Interval Sequential Pattern Mining And Odd Ratio Calculation
Yu Hirate and Hayato Yamana proposed an algorithm in 2006 for generalizing interval sequential pattern mining—constraint-based and extended sequence-based mining. The algorithm handles seven inputs: interval-extended sequence database, interval itemization function to convert item intervals to pseudo items, minimal support of the pattern, and four types of constraints—min/max interval between items and min/max interval of the whole sequence. This function lets \(I=\{{i}_{1}. {i}_{2}, \dots ,{i}_{3}\}\) be a set of all items, and X is a subset of items sorted alphabetically. A sequence is denoted by \(⟨\left({t}_{\text{1,1}},{X}_{1}\right),\left({t}_{\text{1,2}},{X}_{2}\right),\dots ,\left({t}_{1,n},{X}_{n}\right)⟩\), where\({t}_{\alpha ,\beta }={X}_{\alpha }.time-{X}_{\beta }.time\), and \({X}_{\alpha }.time\), \({X}_{\beta }.time\) represent the transaction occurrence time. The output is a sequential pattern with intervals satisfying the minimal support and constraints. A pattern is denoted by \(<\left(\varDelta {t}_{1},{x}_{1}\right),\left(\varDelta {t}_{2},{x}_{2}\right),...,\left(\varDelta {t}_{n},{x}_{n}\right)>\) where \(\varDelta t\) is the itemized interval and \(x\in I\) [14]. With this algorithm, we fed our disease trajectories into the logarithm function (Eq. 1, Table 1), which we found worked better in convergent patterns after some trials, and we set a minimal support of 100 to obtain patterns.

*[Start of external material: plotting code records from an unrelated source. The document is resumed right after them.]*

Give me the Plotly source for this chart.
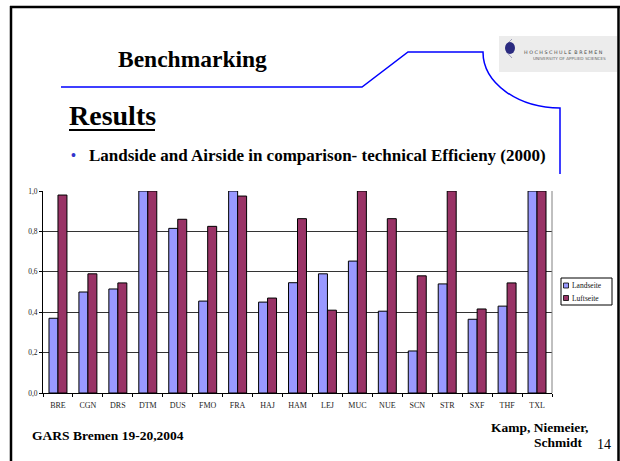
import plotly.graph_objects as go

categories = ["BRE", "CGN", "DRS", "DTM", "DUS", "FMO", "FRA", "HAJ", "HAM",
              "LEJ", "MUC", "NUE", "SCN", "STR", "SXF", "THF", "TXL"]
landseite = [0.37, 0.50, 0.515, 1.0, 0.815, 0.455, 1.0, 0.45, 0.546,
             0.59, 0.653, 0.405, 0.208, 0.54, 0.365, 0.43, 1.0]
luftseite = [0.98, 0.59, 0.545, 1.0, 0.86, 0.825, 0.975, 0.47, 0.863,
             0.41, 1.0, 0.863, 0.58, 1.0, 0.416, 0.545, 1.0]
series_names = ["Landseite", "Luftseite"]
series_colors = ["#9999FF", "#993366"]
y_ticks = [0.0, 0.2, 0.4, 0.6, 0.8, 1.0]

W_FIG, H_FIG = 620, 461
PL, PR, PT, PB = 43, 552, 191, 393
PW, PH = PR - PL, PB - PT


def px(x):
    return (x - PL) / PW


def py(y):
    return (PB - y) / PH


SERIF = "Liberation Serif"

fig = go.Figure()
for name, vals, col in zip(series_names, [landseite, luftseite], series_colors):
    fig.add_bar(x=categories, y=vals, name=name, marker_color=col,
                marker_line_color="#000000", marker_line_width=1,
                showlegend=False, hoverinfo="skip")

fig.update_layout(
    width=W_FIG, height=H_FIG,
    margin=dict(l=PL, r=W_FIG - PR, t=PT, b=H_FIG - PB, pad=0),
    paper_bgcolor="white", plot_bgcolor="white",
    barmode="group", bargap=0.4, bargroupgap=0,
    separators=",.",
    font=dict(family=SERIF, color="#222222"),
    xaxis=dict(type="category", showgrid=False, showline=True, linecolor="#000000",
               linewidth=1, ticks="outside", tickson="boundaries", ticklen=3,
               tickcolor="#000000", tickfont=dict(size=8, family=SERIF, color="#222222"),
               ticklabelstandoff=4, mirror=False),
    yaxis=dict(range=[0, 1], tickvals=y_ticks, tickformat=".1f", showgrid=True,
               gridcolor="#333333", gridwidth=1, showline=True, linecolor="#000000",
               linewidth=1, ticks="outside", ticklen=3, tickcolor="#000000",
               tickfont=dict(size=7.5, family=SERIF, color="#222222"), zeroline=False),
)

shapes = []
# right plot border
shapes.append(dict(type="line", xref="paper", yref="paper", x0=1, x1=1, y0=0, y1=1,
                   line=dict(color="#808080", width=1)))
# slide frame (top, left, right)
frame = "M {} {} L {} {} M {} {} L {} {} M {} {} L {} {}".format(
    px(10), py(7), px(620), py(7),
    px(11), py(6), px(11), py(461),
    px(618.5), py(6), px(618.5), py(461))
shapes.append(dict(type="path", xref="paper", yref="paper", path=frame,
                   line=dict(color="#000000", width=2.5)))
# blue decorative line
p = [(61, 87), (362, 87), (408, 52), (483, 52)]
path = "M {} {}".format(px(p[0][0]), py(p[0][1]))
for (x, y) in p[1:]:
    path += " L {} {}".format(px(x), py(y))
path += " C {} {} {} {} {} {}".format(px(483), py(52 + 0.55 * 56), px(560 - 0.55 * 77),
                                       py(108), px(560), py(108))
path += " L {} {}".format(px(560), py(174))
shapes.append(dict(type="path", xref="paper", yref="paper", path=path,
                   line=dict(color="#0000FF", width=1.5)))
# logo
shapes.append(dict(type="rect", xref="paper", yref="paper", x0=px(499), x1=px(617),
                   y0=py(72), y1=py(36), fillcolor="#ececec", line=dict(width=0)))
shapes.append(dict(type="path", xref="paper", yref="paper",
                   path="M {} {} Q {} {} {} {}".format(px(512), py(39), px(500), py(48),
                                                       px(512), py(58)),
                   line=dict(color="#9a9ab8", width=1)))
shapes.append(dict(type="circle", xref="paper", yref="paper", x0=px(505), x1=px(515),
                   y0=py(54), y1=py(42), fillcolor="#2b2b80", line=dict(width=0)))
# Results underline
shapes.append(dict(type="line", xref="paper", yref="paper", x0=px(69), x1=px(155),
                   y0=py(130), y1=py(130), line=dict(color="#000000", width=2)))
# custom legend
LX0, LX1, LY0, LY1 = 561, 612, 278, 305
shapes.append(dict(type="rect", xref="paper", yref="paper", x0=px(LX0), x1=px(LX1),
                   y0=py(LY1), y1=py(LY0), line=dict(color="#000000", width=1),
                   fillcolor="white"))
ann = []
for i, (name, col) in enumerate(zip(series_names, series_colors)):
    cy = 285.5 + i * 12.5
    shapes.append(dict(type="rect", xref="paper", yref="paper", x0=px(563.5), x1=px(568.5),
                       y0=py(cy + 2.5), y1=py(cy - 2.5), fillcolor=col,
                       line=dict(color="#000000", width=0.8)))
    ann.append(dict(text=name, x=px(570), y=py(cy), xanchor="left", yanchor="middle",
                    font=dict(size=7.5, family=SERIF, color="#111111")))

fig.update_layout(shapes=shapes)


def text(t, x, y, size, xanchor="left", bold=True, color="#000000", family=SERIF):
    s = "<b>{}</b>".format(t) if bold else t
    ann.append(dict(text=s, x=px(x), y=py(y), xanchor=xanchor, yanchor="middle",
                    font=dict(size=size, family=family, color=color)))


text("Benchmarking", 116, 59, 23.5)
text("Results", 67, 115, 28)
text("•", 69, 155, 14, color="#3333cc")
text("Landside and Airside in comparison- technical Efficieny (2000)", 87, 155, 17)
text("GARS Bremen 19-20,2004", 30, 435, 13.5)
text("Kamp, Niemeier,", 590, 427, 13.5, xanchor="right")
text("Schmidt", 585, 442, 13.5, xanchor="right")
text("14", 613, 444, 14, xanchor="right", bold=False)
text("H O C H S C H U L E  B R E M E N", 522, 52, 4.8, bold=False, color="#444444",
     family="DejaVu Sans")
text("UNIVERSITY OF APPLIED SCIENCES", 531, 58, 4.2, bold=False, color="#666666",
     family="DejaVu Sans")

for a in ann:
    a.update(xref="paper", yref="paper", showarrow=False)
fig.update_layout(annotations=ann)

fig.write_html("out.html", config={"displayModeBar": False},
               post_script="document.body.style.margin='0';document.body.style.overflow='hidden';")
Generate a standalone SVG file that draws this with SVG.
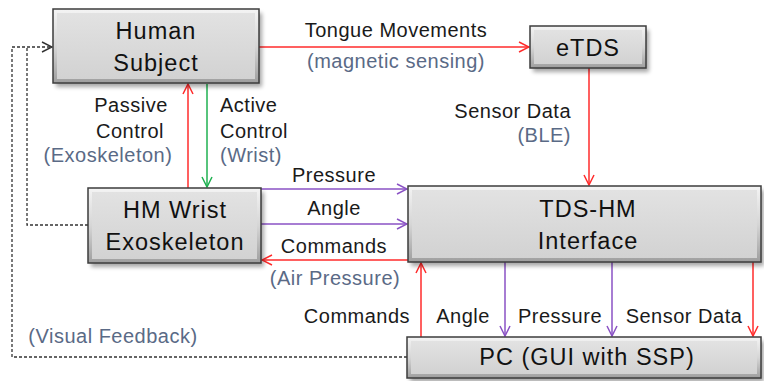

Equation 1. Logarithm itemization function
$$I\left(t\right)=⌊{\text{l}\text{o}\text{g}}_{2}\left(\frac{days}{7}+1\right)⌋$$
Table 1
Lookup table for the logarithm function from item interval to pseudo item
Item interval | Pseudo item |
0 days–7 days | 0 |
7 days–21 days | 1 |
21 days–35 days | 2 |
1.17 months–1.63 months | 3 |
1.63 months–3.50 months | 4 |
3.50 months–7.23 months | 5 |
7.23 months–14.70 months | 6 |
1.23 years–2.47 years | 7 |
2.47 years–4.95 years | 8 |
4.95 years–9.94 years | 9 |
We then calculated the odds ratio by dividing patients into four groups—exposed/not exposed to patterns and short-term death/not short-term death—for each identified pattern to measure the strength of association. The odds ratio was used to indicate the effect size for categorical outcomes. An odds ratio of 1 meant the event was comparable in exposed and not exposed (control) groups. An odds ratio greater than 1 meant the event was associated with an increased risk in the exposed group. We set an odds ratio greater than 2, which is generally considered clinically significant [15], as a necessary condition to filter patterns.